Florida hospital worker survives three heart attacks in four days
Tommy Bell thought he was healthy until chest pressure sent him back to the hospital, where a clot at a fresh stent triggered three heart attacks in four days.

Tommy Bell thought he was in good shape until his own heart forced a brutal correction. The 62-year-old patient transport supervisor at AdventHealth DeLand Hospital in DeLand, Florida, first felt pressure in the center of his chest on Nov. 26, 2025, while driving home from work and talking with his wife, Joi.
Bell turned around and went back to the hospital, where tests and imaging led doctors to schedule a cardiac procedure for Friday, Nov. 28. During that procedure, he suffered a heart attack, received a stent to restore blood flow, and was stabilized in intensive care before going home two days later.
The warning signs did not stop there. Still recovering at home, Bell did not feel right. On Tuesday, Dec. 2, 2025, Joi Bell took him back to the ER, where he suffered a second and third heart attack. Doctors later determined that a blood clot had formed at the site of the recently placed stent, blocking circulation again.

Interventional cardiologist Dr. Janak Bhavsar spent more than two hours clearing additional arteries around Bell’s heart and placed three more stents to restore blood flow. By the end of that week, Bell had survived three heart attacks in four days, a rare and frightening chain of events that showed how quickly a person who seems healthy can become critically ill.
Bell’s case is a reminder that heart attack symptoms are not always dramatic, and they are not always easy to dismiss. The American Heart Association says warning signs can include chest discomfort, pain in the arms, back, neck, jaw or stomach, shortness of breath, nausea, lightheadedness and cold sweats.
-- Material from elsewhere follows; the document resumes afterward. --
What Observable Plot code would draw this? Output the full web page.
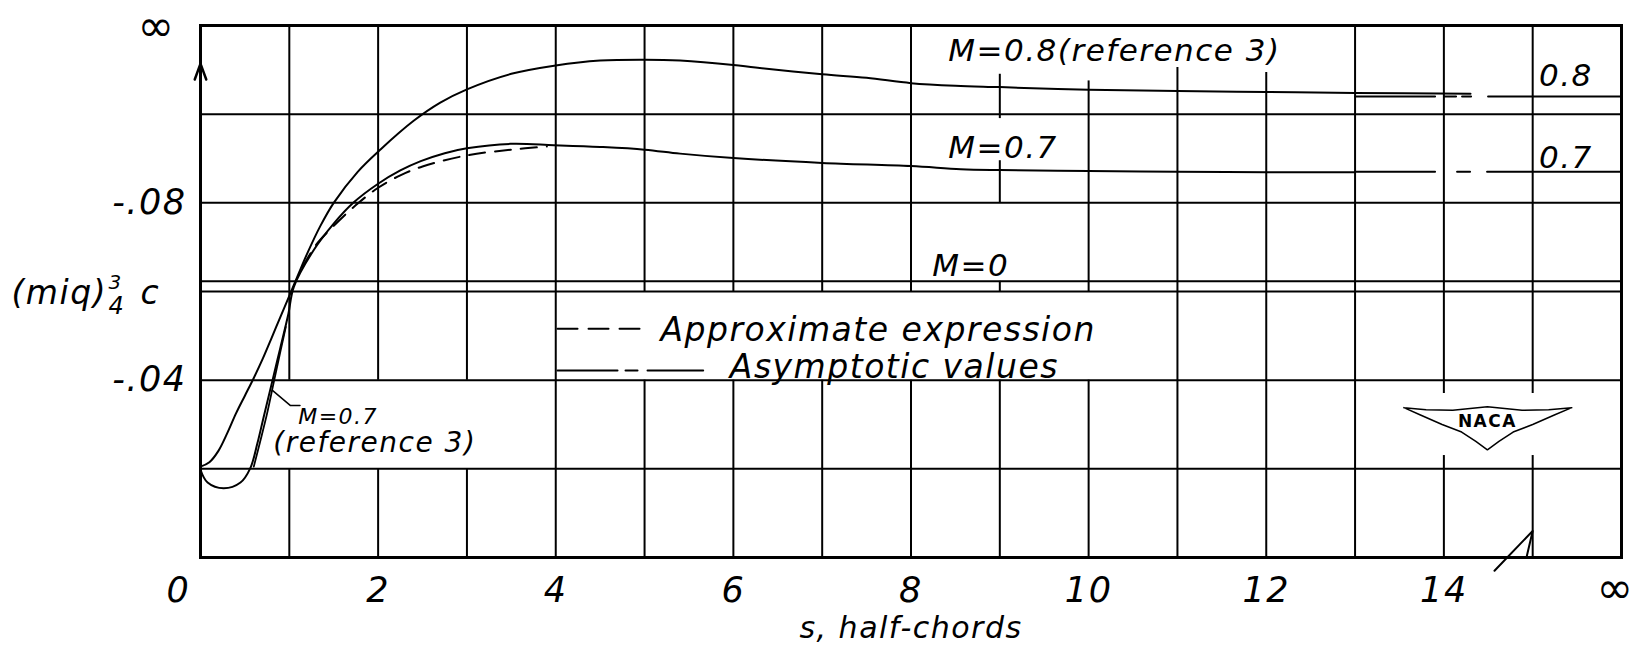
<!DOCTYPE html>
<html><head><meta charset="utf-8">
<script src="https://cdn.jsdelivr.net/npm/d3@7"></script>
<script src="https://cdn.jsdelivr.net/npm/@observablehq/plot@0.6"></script>
<style>
html,body{margin:0;padding:0;background:#fff;}
#chart svg{display:block;}
#chart svg text{letter-spacing:1.5px;}
</style></head><body><div id="chart"></div>
<script>
// ---- data ----
// M = 0.8 (reference 3)
const sM08 = [0, 0.1, 0.2, 0.3, 0.4, 0.5, 0.6, 0.7, 0.8, 0.9, 1.0, 1.1, 1.2, 1.35, 1.5, 1.77, 2.03, 2.4, 2.7, 3.0, 3.5, 4.0, 4.5, 5.0, 5.4, 6.0, 6.25, 7.0, 7.5, 8.0, 8.5, 9.0, 10.0, 11.0, 12.0, 13.0, 14.3];
const vM08 = [-0.0205, -0.0215, -0.024, -0.028, -0.0325, -0.0365, -0.0405, -0.0448, -0.0495, -0.0543, -0.059, -0.0638, -0.0685, -0.0748, -0.0800, -0.0870, -0.0921, -0.0985, -0.1026, -0.1056, -0.1091, -0.1110, -0.1121, -0.1123, -0.1121, -0.1111, -0.1105, -0.1090, -0.1082, -0.1070, -0.1064, -0.1061, -0.1055, -0.1052, -0.1050, -0.1048, -0.1046];
// M = 0.7 (present analysis)
const sM07 = [0, 0.08, 0.26, 0.45, 0.56, 0.64, 0.71, 0.81, 0.9, 0.99, 1.05, 1.27, 1.5, 1.72, 2.0, 2.25, 2.48, 2.75, 3.0, 3.49, 3.98, 4.5, 5.0, 5.4, 6.0, 7.0, 8.0, 8.56, 9.0, 10.0, 11.0, 12.0, 13.0];
const vM07 = [-0.0198, -0.0169, -0.0156, -0.0169, -0.0201, -0.0257, -0.0316, -0.0399, -0.0474, -0.055, -0.061, -0.0692, -0.0753, -0.0800, -0.0843, -0.0873, -0.0894, -0.0912, -0.0923, -0.0933, -0.0930, -0.0926, -0.0920, -0.0911, -0.0901, -0.0890, -0.0883, -0.0876, -0.0874, -0.0872, -0.0870, -0.0869, -0.0869];
// M = 0.7 (reference 3), short early-time curve
const sRef07 = [0.6, 0.67, 0.75, 0.83, 0.9, 0.96];
const vRef07 = [-0.0205, -0.026, -0.0325, -0.040, -0.0465, -0.052];
// Approximate expression (M = 0.7)
const sApprox = [1.15, 1.3, 1.5, 1.75, 2.0, 2.25, 2.5, 3.0, 3.5, 3.9];
const vApprox = [-0.0655, -0.0705, -0.0748, -0.0795, -0.0834, -0.0862, -0.0882, -0.0907, -0.0920, -0.0927];
// Asymptotic values
const asymM0 = -0.0623;
const asymM07 = -0.0870;
const asymM08 = -0.1040;
const asymSpan = [13, 16];

// axes
const sTicks = [0, 2, 4, 6, 8, 10, 12, 14];
const sTickLabels = ["0", "2", "4", "6", "8", "10", "12", "14"];
const sInf = 16;
const infLabel = "\u221E";
const vTicks = [-0.08, -0.04];
const vTickLabels = ["-.08", "-.04"];
const vTop = -0.12;
const hGrid = [-0.02, -0.04, -0.06, -0.08, -0.10];
const vGridS = [1, 2, 3, 4, 5, 6, 7, 8, 9, 10, 11, 12, 13, 14, 15];
// breaks in the vertical rulings (around lettering and the emblem)
const gridGaps = [
  {s: 1, from: -0.04, to: -0.02}, {s: 2, from: -0.04, to: -0.02}, {s: 3, from: -0.04, to: -0.02},
  {s: 5, from: -0.06, to: -0.04}, {s: 6, from: -0.06, to: -0.04}, {s: 7, from: -0.06, to: -0.04}, {s: 8, from: -0.06, to: -0.04},
  {s: 9, from: -0.06, to: -0.04}, {s: 9, from: -0.08, to: -0.0623}, {s: 9, from: -0.099, to: -0.0895}, {s: 9, from: -0.12, to: -0.109},
  {s: 10, from: -0.06, to: -0.04}, {s: 10, from: -0.12, to: -0.1075},
  {s: 11, from: -0.12, to: -0.1105}, {s: 12, from: -0.12, to: -0.1094},
  {s: 14, from: -0.037, to: -0.023}, {s: 15, from: -0.037, to: -0.023}
];
// labels
const curveLabels = [
  {s: 8.42, v: -0.1121, text: "M=0.8(reference 3)"},
  {s: 8.42, v: -0.0902, text: "M=0.7"},
  {s: 8.24, v: -0.0634, text: "M=0"},
  {s: 15.07, v: -0.1064, text: "0.8"},
  {s: 15.07, v: -0.0879, text: "0.7"}
];
const refLabelM = {s: 1.1, v: -0.0302, text: "M=0.7"};
const refLabelR = {s: 0.82, v: -0.0238, text: "(reference 3)"};
const leader = [[0.81, -0.0377], [1.01, -0.0343], [1.12, -0.0343]];
const legendApprox = {s: [4.02, 5.03], v: -0.0516, label: "Approximate expression", ls: 5.18, lv: -0.0489};
const legendAsym = {s: [4.02, 5.66], v: -0.0422, label: "Asymptotic values", ls: 5.96, lv: -0.0404};
const xTitle = "s, half-chords";
const yTitle = ["(miq)", "3", "4", "c"];
const arrowUp = [{x1: 0, y1: -0.1000, x2: 0, y2: -0.1114}];
const breakMark = [[14.57, 0.003], [15.0, -0.006], [14.93, 0.0]];
const emblem = [[13.55, -0.0338], [13.8, -0.0333], [14.1, -0.0332], [14.49, -0.0340], [14.88, -0.0332], [15.18, -0.0333], [15.44, -0.0338],
  [15.25, -0.0322], [15.0, -0.0300], [14.78, -0.0283], [14.62, -0.0262], [14.49, -0.0243], [14.36, -0.0262], [14.2, -0.0283], [13.98, -0.0300], [13.73, -0.0322], [13.55, -0.0338]];
const emblemText = {s: 14.49, v: -0.0307, text: "NACA"};

// ---- build tables ----
const rows = (S, V) => S.map((s, i) => ({s, v: V[i]}));
const vSegments = [];
for (const s of vGridS) {
  const gaps = gridGaps.filter(g => g.s === s).sort((a, b) => b.to - a.to);
  let cur = 0; // from bottom (0) upward to -0.12
  for (const g of gaps) {
    if (g.to < cur) vSegments.push({s, y1: cur, y2: g.to});
    cur = g.from;
  }
  if (cur > vTop) vSegments.push({s, y1: cur, y2: vTop});
}

const font = "DejaVu Sans";
const txt = {fontFamily: font, fontStyle: "italic", fill: "black"};

const chart = Plot.plot({
  width: 1642, height: 663,
  marginLeft: 200, marginRight: 21, marginTop: 25, marginBottom: 106,
  x: {domain: [0, 16], axis: null},
  y: {domain: [0, -0.12], axis: null},
  style: {background: "white", color: "black", fontFamily: font},
  marks: [
    Plot.ruleY(hGrid, {y: d => d, x1: 0, x2: 16, stroke: "black", strokeWidth: 2}),
    Plot.ruleX(vSegments, {x: "s", y1: "y1", y2: "y2", stroke: "black", strokeWidth: 2}),
    Plot.ruleY([asymM0], {y: d => d, x1: 0, x2: 16, stroke: "black", strokeWidth: 2}),
    Plot.frame({stroke: "black", strokeWidth: 3}),
    // asymptotes at the right
    Plot.line(asymSpan.map(s => ({s, v: asymM08})), {x: "s", y: "v", stroke: "black", strokeWidth: 2, strokeDasharray: "80,9,12,6,9,17,300"}),
    Plot.line(asymSpan.map(s => ({s, v: asymM07})), {x: "s", y: "v", stroke: "black", strokeWidth: 2, strokeDasharray: "80,22,13,17,300"}),
    // curves
    Plot.line(rows(sM08, vM08), {x: "s", y: "v", curve: "catmull-rom", stroke: "black", strokeWidth: 2}),
    Plot.line(rows(sM07, vM07), {x: "s", y: "v", curve: "catmull-rom", stroke: "black", strokeWidth: 2}),
    Plot.line(rows(sRef07, vRef07), {x: "s", y: "v", curve: "catmull-rom", stroke: "black", strokeWidth: 1.8}),
    Plot.line(rows(sApprox, vApprox), {x: "s", y: "v", curve: "catmull-rom", stroke: "black", strokeWidth: 2, strokeDasharray: "16,10"}),
    // leader
    Plot.line(leader.map(([s, v]) => ({s, v})), {x: "s", y: "v", stroke: "black", strokeWidth: 1.5}),
    // legend
    Plot.line(legendApprox.s.map(s => ({s, v: legendApprox.v})), {x: "s", y: "v", stroke: "black", strokeWidth: 2, strokeDasharray: "20,11"}),
    Plot.line(legendAsym.s.map(s => ({s, v: legendAsym.v})), {x: "s", y: "v", stroke: "black", strokeWidth: 2, strokeDasharray: "60,8,12,10,60"}),
    Plot.text([legendApprox], {x: "ls", y: "lv", text: "label", textAnchor: "start", lineAnchor: "bottom", fontSize: 33, ...txt}),
    Plot.text([legendAsym], {x: "ls", y: "lv", text: "label", textAnchor: "start", lineAnchor: "bottom", fontSize: 33, ...txt}),
    // curve labels
    Plot.text(curveLabels, {x: "s", y: "v", text: "text", textAnchor: "start", lineAnchor: "bottom", fontSize: 31, ...txt}),
    Plot.text([refLabelM], {x: "s", y: "v", text: "text", textAnchor: "start", lineAnchor: "bottom", fontSize: 22, ...txt}),
    Plot.text([refLabelR], {x: "s", y: "v", text: "text", textAnchor: "start", lineAnchor: "bottom", fontSize: 28, ...txt}),
    // arrow and axis break
    Plot.arrow(arrowUp, {x1: "x1", y1: "y1", x2: "x2", y2: "y2", headAngle: 40, headLength: 29, stroke: "black", strokeWidth: 2.5}),
    Plot.line(breakMark.map(([s, v]) => ({s, v})), {x: "s", y: "v", stroke: "black", strokeWidth: 2}),
    // emblem
    Plot.line(emblem.map(([s, v]) => ({s, v})), {x: "s", y: "v", stroke: "black", strokeWidth: 1.5}),
    Plot.text([emblemText], {x: "s", y: "v", text: "text", fontSize: 17, fontWeight: "bold", fontFamily: font, fill: "black"}),
    // tick labels
    Plot.text(sTicks.slice(1), {x: d => d, y: 0, text: (d, i) => sTickLabels[i + 1], dy: 33, fontSize: 35, ...txt}),
    Plot.text([sTicks[0]], {x: d => d, y: 0, text: () => sTickLabels[0], dx: -22, dy: 33, fontSize: 35, ...txt}),
    Plot.text([sInf], {x: d => d, y: 0, text: () => infLabel, dx: -6, dy: 31, fontSize: 44, ...txt}),
    Plot.text(vTicks, {x: 0, y: d => d, text: (d, i) => vTickLabels[i], textAnchor: "end", dx: -14, fontSize: 35, ...txt}),
    Plot.text([vTop], {x: 0, y: d => d, text: () => infLabel, dx: -44, dy: 1, fontSize: 44, ...txt}),
    // axis titles
    Plot.text([xTitle], {frameAnchor: "bottom", text: d => d, dy: 80, fontSize: 30, ...txt}),
    Plot.text([yTitle[0]], {frameAnchor: "left", text: d => d, textAnchor: "start", dx: -189, dy: 2, fontSize: 33, ...txt}),
    Plot.text([yTitle[1]], {frameAnchor: "left", text: d => d, dx: -92, dy: -9, fontSize: 20, ...txt}),
    Plot.text([yTitle[2]], {frameAnchor: "left", text: d => d, dx: -92, dy: 15, fontSize: 24, ...txt}),
    Plot.text([yTitle[3]], {frameAnchor: "left", text: d => d, dx: -60, dy: 2, fontSize: 33, ...txt})
  ]
});
document.getElementById("chart").appendChild(chart);
</script>
</body></html>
The Centers for Disease Control and Prevention says coronary artery disease is the main cause of heart attack and urges people to call 911 immediately if symptoms appear.

That matters because some heart attacks can be mild or silent, and people may mistake the early signs for stress, indigestion or fatigue. Bell said the experience was especially reassuring because he was being treated by coworkers he knew by name, and he later returned to work after two weeks away to recover and regain strength.
Medical literature describes stent thrombosis as uncommon but serious, with a meaningful risk of recurrence and high short-term mortality in some cases. Bell’s ordeal turned that risk into a vivid warning: chest pressure and unexplained discomfort can be the first clue that the heart is already in danger.